Is Table Retrieval a Solved Problem? Exploring Join-Aware Multi-Table Retrieval
This addresses a critical bottleneck in open-domain QA systems for users needing accurate answers from complex multi-table queries, though it is an incremental improvement over existing retrieval methods.
The paper tackles the problem of retrieving multiple tables that need to be joined to answer questions in open-domain QA, where previous methods fail by not considering join plans during retrieval. It introduces a re-ranking method that infers join relationships, improving table retrieval F1 by up to 9.3% and QA accuracy by up to 5.4%.

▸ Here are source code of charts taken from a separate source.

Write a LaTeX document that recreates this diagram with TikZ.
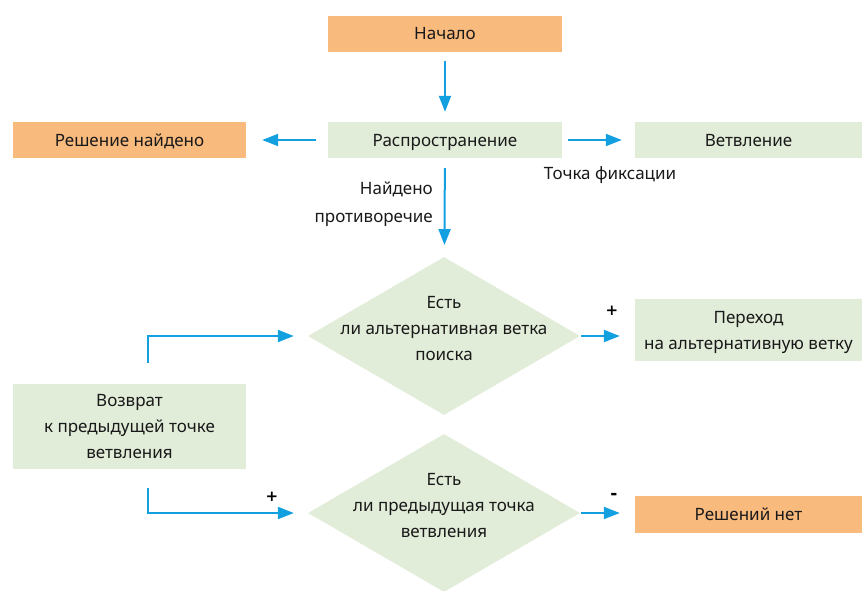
\documentclass[tikz,border=0pt]{standalone}
\usepackage{fontspec}
\setmainfont{Noto Sans}
\newfontfamily\sgnfont{DejaVu Sans}
\usetikzlibrary{arrows.meta,shapes.geometric,calc}
\definecolor{orng}{HTML}{F9BA7E}
\definecolor{grn}{HTML}{E2EDD9}
\definecolor{arrblue}{HTML}{12A0E0}
\tikzset{
  base/.style={inner sep=0pt, align=center, text depth=0pt, font=\fontsize{17}{26}\selectfont, text=black!90},
  obox/.style={base, fill=orng, minimum height=36pt},
  gbox/.style={base, fill=grn, minimum height=36pt},
  dia/.style={diamond, fill=grn, minimum width=272pt, minimum height=158pt, inner sep=0pt},
  lbl/.style={inner sep=0pt, align=center, text depth=0pt, font=\fontsize{17}{26}\selectfont, text=black!90},
  sgn/.style={inner sep=0pt, font=\sgnfont\bfseries\fontsize{15}{15}\selectfont},
  arr/.style={draw=arrblue, line width=2pt, -{Triangle[length=16pt,width=12pt]}},
}
\begin{document}
\begin{tikzpicture}[x=1pt,y=-1pt]
\useasboundingbox (0,0) rectangle (862,590);
\node[obox, minimum width=234pt] (start) at (445,33.5) {Начало};
\node[gbox, minimum width=234pt] (prop) at (445,140) {Распространение};
\node[obox, minimum width=233pt] (found) at (129.5,140) {Решение найдено};
\node[gbox, minimum width=227pt] (branch) at (748.5,140) {Ветвление};
\node[dia] (d1) at (444,336) {};
\node[lbl] (t1) at (444,328) {Есть\\ли альтернативная ветка\\поиска};
\node[dia] (d2) at (444,513) {};
\node[lbl] (t2) at (444,505) {Есть\\ли предыдущая точка\\ветвления};
\node[gbox, minimum width=227pt, minimum height=62pt] (alt) at (748.5,330) {Переход\\на альтернативную ветку};
\node[gbox, minimum width=233pt, minimum height=85pt] (back) at (129.5,426.5) {Возврат\\к предыдущей точке\\ветвления};
\node[obox, minimum width=227pt, minimum height=37pt] (none) at (748.5,514.5) {Решений нет};
\node[lbl] (fix) at (610,173) {Точка фиксации};
\node[lbl, align=right, anchor=east, font=\fontsize{17}{28}\selectfont] (contr) at (433,202) {Найдено\\противоречие};
\node[sgn] (p1) at (612,311) {+};
\node[sgn] (p2) at (272,496.5) {+};
\node[sgn, font=\sgnfont\bfseries\fontsize{17}{17}\selectfont] (m1) at (614,496) {-};
\draw[arr, shorten <=9pt, shorten >=10pt] (start) -- (prop);
\draw[arr, shorten <=12pt, shorten >=16pt] (prop) -- (found);
\draw[arr, shorten <=6pt, shorten >=13pt] (prop) -- (branch);
\draw[arr, shorten <=10pt, shorten >=12pt] (prop) -- (d1);
\draw[arr, shorten <=1pt, shorten >=15pt] (d1.east) -- (alt.west |- d1.east);
\draw[arr, shorten <=1pt, shorten >=15pt] (d2.east) -- (none.west |- d2.east);
\draw[arr, shorten >=14pt] ([xshift=18.5pt,yshift=21pt]back.north) |- (d1.west);
\draw[arr, shorten >=14pt] ([xshift=18.5pt,yshift=-19pt]back.south) |- (d2.west);
\end{tikzpicture}
\end{document}
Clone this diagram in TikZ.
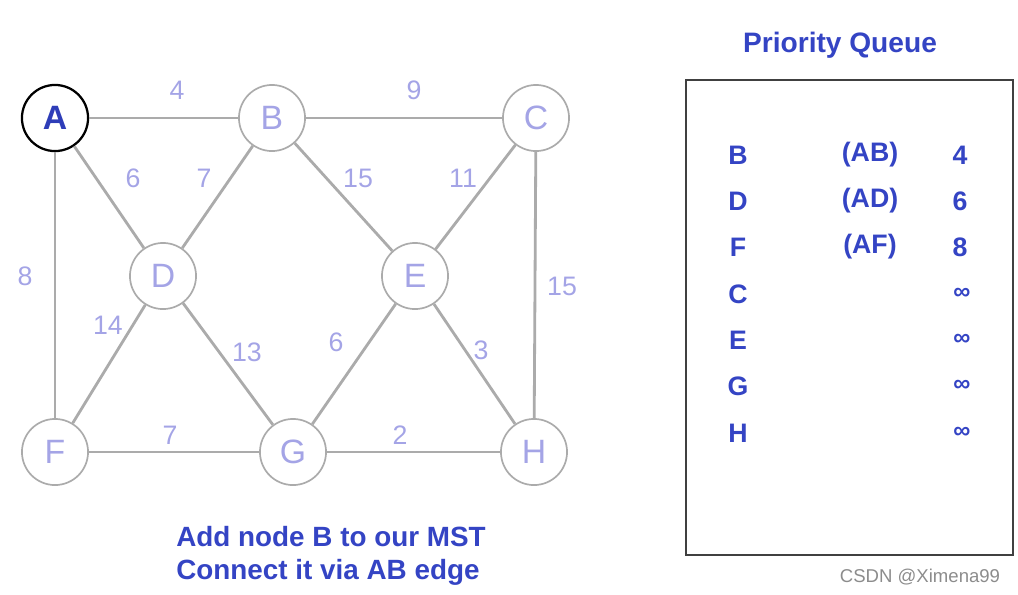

Retrieving relevant tables containing the necessary information to accurately answer a given question over tables is critical to open-domain question-answering (QA) systems. Previous methods assume the answer to such a question can be found either in a single table or multiple tables identified through question decomposition or rewriting. However, neither of these approaches is sufficient, as many questions require retrieving multiple tables and joining them through a join plan that cannot be discerned from the user query itself. If the join plan is not considered in the retrieval stage, the subsequent steps of reasoning and answering based on those retrieved tables are likely to be incorrect. To address this problem, we introduce a method that uncovers useful join relations for any query and database during table retrieval. We use a novel re-ranking method formulated as a mixed-integer program that considers not only table-query relevance but also table-table relevance that requires inferring join relationships. Our method outperforms the state-of-the-art approaches for table retrieval by up to 9.3% in F1 score and for end-to-end QA by up to 5.4% in accuracy.